**Records supplied**

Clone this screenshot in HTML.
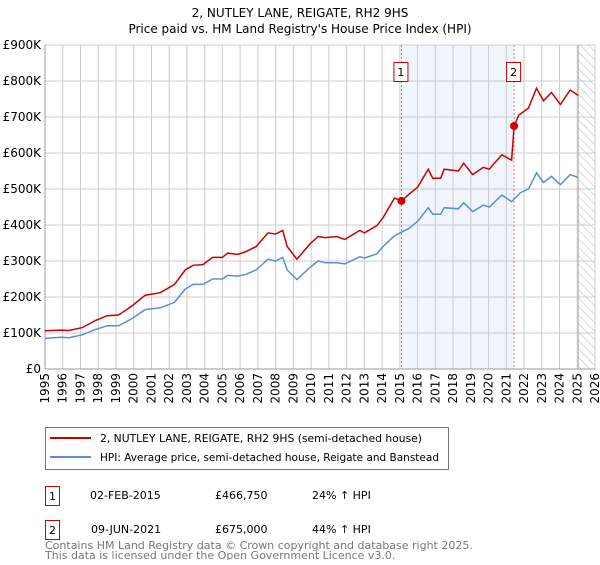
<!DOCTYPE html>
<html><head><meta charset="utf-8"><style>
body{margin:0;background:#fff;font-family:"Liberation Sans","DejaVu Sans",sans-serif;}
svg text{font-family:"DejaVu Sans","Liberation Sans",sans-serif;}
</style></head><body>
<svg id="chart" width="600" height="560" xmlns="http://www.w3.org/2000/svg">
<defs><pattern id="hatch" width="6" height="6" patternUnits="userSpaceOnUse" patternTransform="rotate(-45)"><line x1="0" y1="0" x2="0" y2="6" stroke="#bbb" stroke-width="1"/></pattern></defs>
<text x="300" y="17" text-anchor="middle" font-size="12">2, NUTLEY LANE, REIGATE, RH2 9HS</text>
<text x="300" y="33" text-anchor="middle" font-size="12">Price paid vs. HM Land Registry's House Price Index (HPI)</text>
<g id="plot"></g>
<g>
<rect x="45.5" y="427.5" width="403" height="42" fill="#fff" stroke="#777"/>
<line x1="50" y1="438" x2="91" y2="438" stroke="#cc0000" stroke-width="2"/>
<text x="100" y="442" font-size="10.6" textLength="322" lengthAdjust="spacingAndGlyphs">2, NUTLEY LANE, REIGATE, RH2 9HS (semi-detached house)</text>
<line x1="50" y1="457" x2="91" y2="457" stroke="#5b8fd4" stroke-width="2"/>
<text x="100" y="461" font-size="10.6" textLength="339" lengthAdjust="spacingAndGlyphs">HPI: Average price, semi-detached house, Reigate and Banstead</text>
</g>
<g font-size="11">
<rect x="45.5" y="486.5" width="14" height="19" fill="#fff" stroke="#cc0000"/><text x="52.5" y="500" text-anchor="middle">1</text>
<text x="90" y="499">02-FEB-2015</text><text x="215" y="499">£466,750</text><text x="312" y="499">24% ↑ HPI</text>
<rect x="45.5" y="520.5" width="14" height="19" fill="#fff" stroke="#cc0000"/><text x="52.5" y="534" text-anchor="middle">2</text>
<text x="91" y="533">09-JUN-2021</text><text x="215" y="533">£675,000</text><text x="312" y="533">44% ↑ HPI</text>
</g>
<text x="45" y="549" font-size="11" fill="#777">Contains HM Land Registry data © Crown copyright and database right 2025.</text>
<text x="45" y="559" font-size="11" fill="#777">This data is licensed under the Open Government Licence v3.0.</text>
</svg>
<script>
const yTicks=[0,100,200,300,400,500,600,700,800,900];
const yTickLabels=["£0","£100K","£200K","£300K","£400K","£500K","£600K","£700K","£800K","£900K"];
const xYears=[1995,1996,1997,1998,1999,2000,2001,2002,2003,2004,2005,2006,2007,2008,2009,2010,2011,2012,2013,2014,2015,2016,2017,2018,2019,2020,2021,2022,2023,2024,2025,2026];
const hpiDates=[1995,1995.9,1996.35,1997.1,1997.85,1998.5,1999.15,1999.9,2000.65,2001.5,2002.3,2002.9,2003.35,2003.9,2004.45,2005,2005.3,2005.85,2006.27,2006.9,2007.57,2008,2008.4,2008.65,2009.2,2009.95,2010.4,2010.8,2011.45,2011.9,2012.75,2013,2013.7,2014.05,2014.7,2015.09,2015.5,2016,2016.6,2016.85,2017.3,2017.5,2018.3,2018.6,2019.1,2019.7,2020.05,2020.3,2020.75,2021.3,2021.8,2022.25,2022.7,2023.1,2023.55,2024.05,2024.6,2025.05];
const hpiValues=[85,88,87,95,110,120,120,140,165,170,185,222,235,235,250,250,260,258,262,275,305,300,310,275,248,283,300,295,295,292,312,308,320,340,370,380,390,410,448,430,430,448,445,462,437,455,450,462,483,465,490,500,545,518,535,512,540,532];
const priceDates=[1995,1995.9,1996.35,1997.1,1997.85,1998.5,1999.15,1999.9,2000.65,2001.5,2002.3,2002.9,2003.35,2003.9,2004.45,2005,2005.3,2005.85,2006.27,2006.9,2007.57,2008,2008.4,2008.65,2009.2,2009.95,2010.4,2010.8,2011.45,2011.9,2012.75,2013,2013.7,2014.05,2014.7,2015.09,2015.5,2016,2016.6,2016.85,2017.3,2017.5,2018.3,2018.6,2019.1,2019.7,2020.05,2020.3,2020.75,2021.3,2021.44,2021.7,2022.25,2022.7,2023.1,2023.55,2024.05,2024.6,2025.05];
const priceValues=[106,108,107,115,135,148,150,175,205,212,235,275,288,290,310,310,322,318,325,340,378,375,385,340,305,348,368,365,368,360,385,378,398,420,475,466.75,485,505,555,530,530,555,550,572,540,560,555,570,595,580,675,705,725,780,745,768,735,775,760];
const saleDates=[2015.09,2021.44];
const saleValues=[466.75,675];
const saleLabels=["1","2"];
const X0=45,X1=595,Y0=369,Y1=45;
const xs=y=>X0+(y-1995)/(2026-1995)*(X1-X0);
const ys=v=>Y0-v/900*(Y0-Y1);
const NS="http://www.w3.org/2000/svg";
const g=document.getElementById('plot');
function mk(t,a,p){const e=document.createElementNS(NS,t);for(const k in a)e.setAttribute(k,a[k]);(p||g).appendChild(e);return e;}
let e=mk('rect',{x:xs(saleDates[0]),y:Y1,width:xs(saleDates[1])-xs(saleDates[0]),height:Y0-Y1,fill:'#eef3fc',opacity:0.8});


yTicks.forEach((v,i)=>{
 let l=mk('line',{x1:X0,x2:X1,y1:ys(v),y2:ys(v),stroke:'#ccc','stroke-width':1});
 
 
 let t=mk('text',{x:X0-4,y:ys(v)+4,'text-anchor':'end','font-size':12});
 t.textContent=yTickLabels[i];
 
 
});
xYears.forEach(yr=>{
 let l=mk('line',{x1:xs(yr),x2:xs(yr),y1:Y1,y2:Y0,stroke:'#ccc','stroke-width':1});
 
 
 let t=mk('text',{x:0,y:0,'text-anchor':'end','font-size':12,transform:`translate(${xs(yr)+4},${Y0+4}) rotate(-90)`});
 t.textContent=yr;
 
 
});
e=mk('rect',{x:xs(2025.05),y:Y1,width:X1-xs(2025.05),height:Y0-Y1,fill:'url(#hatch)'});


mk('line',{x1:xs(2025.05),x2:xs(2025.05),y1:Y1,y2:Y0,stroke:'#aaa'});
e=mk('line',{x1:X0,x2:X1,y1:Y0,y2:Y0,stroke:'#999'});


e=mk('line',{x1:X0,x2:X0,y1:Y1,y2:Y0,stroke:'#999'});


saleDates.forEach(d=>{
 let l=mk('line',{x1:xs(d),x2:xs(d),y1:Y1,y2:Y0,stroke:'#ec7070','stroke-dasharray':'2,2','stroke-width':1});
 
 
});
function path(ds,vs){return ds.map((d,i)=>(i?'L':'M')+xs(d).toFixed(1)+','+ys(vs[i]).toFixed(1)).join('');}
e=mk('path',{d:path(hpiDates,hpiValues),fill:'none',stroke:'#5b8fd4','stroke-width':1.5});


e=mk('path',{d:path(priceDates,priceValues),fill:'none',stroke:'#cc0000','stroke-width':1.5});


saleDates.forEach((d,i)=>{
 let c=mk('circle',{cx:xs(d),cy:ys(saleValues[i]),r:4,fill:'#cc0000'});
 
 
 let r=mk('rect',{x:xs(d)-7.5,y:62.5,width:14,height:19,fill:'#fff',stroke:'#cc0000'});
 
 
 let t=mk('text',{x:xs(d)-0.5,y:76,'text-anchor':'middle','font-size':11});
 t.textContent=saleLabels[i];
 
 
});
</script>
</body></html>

---

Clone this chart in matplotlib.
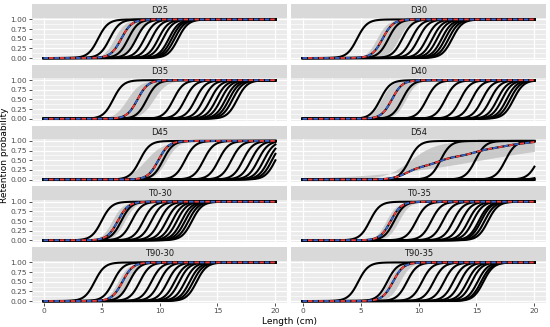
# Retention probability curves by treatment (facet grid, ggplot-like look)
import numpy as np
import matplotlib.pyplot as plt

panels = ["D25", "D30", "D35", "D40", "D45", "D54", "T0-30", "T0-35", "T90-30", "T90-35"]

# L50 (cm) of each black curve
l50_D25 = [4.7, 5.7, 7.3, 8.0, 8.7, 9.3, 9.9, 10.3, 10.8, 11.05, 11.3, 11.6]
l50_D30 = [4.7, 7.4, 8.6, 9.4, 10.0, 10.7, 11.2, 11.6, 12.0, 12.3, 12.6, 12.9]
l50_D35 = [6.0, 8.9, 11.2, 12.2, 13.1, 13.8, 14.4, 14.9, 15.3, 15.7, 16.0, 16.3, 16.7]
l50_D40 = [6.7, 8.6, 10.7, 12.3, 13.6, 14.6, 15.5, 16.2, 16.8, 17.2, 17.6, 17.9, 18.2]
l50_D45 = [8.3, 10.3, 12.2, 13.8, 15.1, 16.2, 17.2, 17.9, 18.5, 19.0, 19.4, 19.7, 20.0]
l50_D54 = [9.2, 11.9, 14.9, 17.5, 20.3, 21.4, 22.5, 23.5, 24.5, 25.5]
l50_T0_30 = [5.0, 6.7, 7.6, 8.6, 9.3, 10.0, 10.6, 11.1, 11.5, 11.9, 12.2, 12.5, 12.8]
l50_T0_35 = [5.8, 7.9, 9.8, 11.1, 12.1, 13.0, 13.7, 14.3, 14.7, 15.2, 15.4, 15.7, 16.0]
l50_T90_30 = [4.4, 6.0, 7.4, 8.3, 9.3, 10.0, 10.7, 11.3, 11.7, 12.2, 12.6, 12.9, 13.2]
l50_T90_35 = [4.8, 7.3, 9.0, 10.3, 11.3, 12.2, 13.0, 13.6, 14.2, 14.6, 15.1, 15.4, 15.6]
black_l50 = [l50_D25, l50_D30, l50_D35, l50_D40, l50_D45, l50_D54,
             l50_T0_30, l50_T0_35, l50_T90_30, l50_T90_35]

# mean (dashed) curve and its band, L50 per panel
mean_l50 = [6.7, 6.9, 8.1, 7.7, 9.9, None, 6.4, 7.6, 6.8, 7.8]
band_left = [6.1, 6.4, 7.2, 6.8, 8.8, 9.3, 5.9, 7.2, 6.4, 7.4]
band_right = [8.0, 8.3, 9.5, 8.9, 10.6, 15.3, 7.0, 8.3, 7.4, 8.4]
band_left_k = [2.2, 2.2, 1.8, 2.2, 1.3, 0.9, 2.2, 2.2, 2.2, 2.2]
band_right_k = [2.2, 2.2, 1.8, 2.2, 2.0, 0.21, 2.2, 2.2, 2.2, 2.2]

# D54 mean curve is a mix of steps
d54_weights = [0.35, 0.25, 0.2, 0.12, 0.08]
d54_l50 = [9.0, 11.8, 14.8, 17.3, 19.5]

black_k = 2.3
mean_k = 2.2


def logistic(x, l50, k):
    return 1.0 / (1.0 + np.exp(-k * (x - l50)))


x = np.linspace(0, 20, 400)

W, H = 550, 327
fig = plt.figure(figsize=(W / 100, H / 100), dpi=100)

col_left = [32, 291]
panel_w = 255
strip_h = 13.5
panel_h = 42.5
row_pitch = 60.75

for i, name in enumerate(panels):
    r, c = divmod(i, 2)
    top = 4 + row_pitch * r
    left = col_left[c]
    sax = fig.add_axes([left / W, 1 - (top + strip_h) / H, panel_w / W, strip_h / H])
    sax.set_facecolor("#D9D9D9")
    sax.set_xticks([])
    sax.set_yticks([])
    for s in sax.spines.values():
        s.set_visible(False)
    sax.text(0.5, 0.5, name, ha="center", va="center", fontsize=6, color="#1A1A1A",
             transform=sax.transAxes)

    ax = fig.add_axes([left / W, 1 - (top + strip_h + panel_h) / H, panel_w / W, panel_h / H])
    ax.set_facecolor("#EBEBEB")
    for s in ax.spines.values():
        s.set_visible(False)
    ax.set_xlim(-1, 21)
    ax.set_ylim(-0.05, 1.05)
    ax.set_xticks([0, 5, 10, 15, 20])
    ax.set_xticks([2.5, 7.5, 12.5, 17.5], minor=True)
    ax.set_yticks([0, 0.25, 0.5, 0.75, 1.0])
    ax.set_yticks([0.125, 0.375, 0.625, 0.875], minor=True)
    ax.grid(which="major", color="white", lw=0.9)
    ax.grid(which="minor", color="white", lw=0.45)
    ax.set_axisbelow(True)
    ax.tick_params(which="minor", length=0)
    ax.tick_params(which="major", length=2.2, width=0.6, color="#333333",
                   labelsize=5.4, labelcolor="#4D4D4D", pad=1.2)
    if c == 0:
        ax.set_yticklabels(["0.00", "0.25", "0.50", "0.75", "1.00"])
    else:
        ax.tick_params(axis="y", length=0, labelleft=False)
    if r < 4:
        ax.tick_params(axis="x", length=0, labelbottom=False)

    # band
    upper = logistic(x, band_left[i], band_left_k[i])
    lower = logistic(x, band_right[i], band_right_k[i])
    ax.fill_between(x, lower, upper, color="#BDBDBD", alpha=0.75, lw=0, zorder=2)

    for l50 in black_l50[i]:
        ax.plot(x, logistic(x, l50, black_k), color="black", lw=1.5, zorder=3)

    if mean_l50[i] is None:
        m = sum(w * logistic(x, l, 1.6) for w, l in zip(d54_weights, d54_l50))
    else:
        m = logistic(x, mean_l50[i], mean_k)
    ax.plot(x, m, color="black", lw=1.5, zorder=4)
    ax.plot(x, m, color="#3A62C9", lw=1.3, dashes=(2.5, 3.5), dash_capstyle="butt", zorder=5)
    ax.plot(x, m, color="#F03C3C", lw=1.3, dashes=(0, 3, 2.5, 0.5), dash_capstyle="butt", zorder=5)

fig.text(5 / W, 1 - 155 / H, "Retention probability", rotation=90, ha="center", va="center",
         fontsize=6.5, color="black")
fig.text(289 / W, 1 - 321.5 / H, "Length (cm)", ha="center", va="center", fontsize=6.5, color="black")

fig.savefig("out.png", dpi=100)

**Exercise prompt**
Which lines contain "matplotlib"? Show each of them.

**Answer for the task**
Clone this chart in matplotlib.
import matplotlib.pyplot as plt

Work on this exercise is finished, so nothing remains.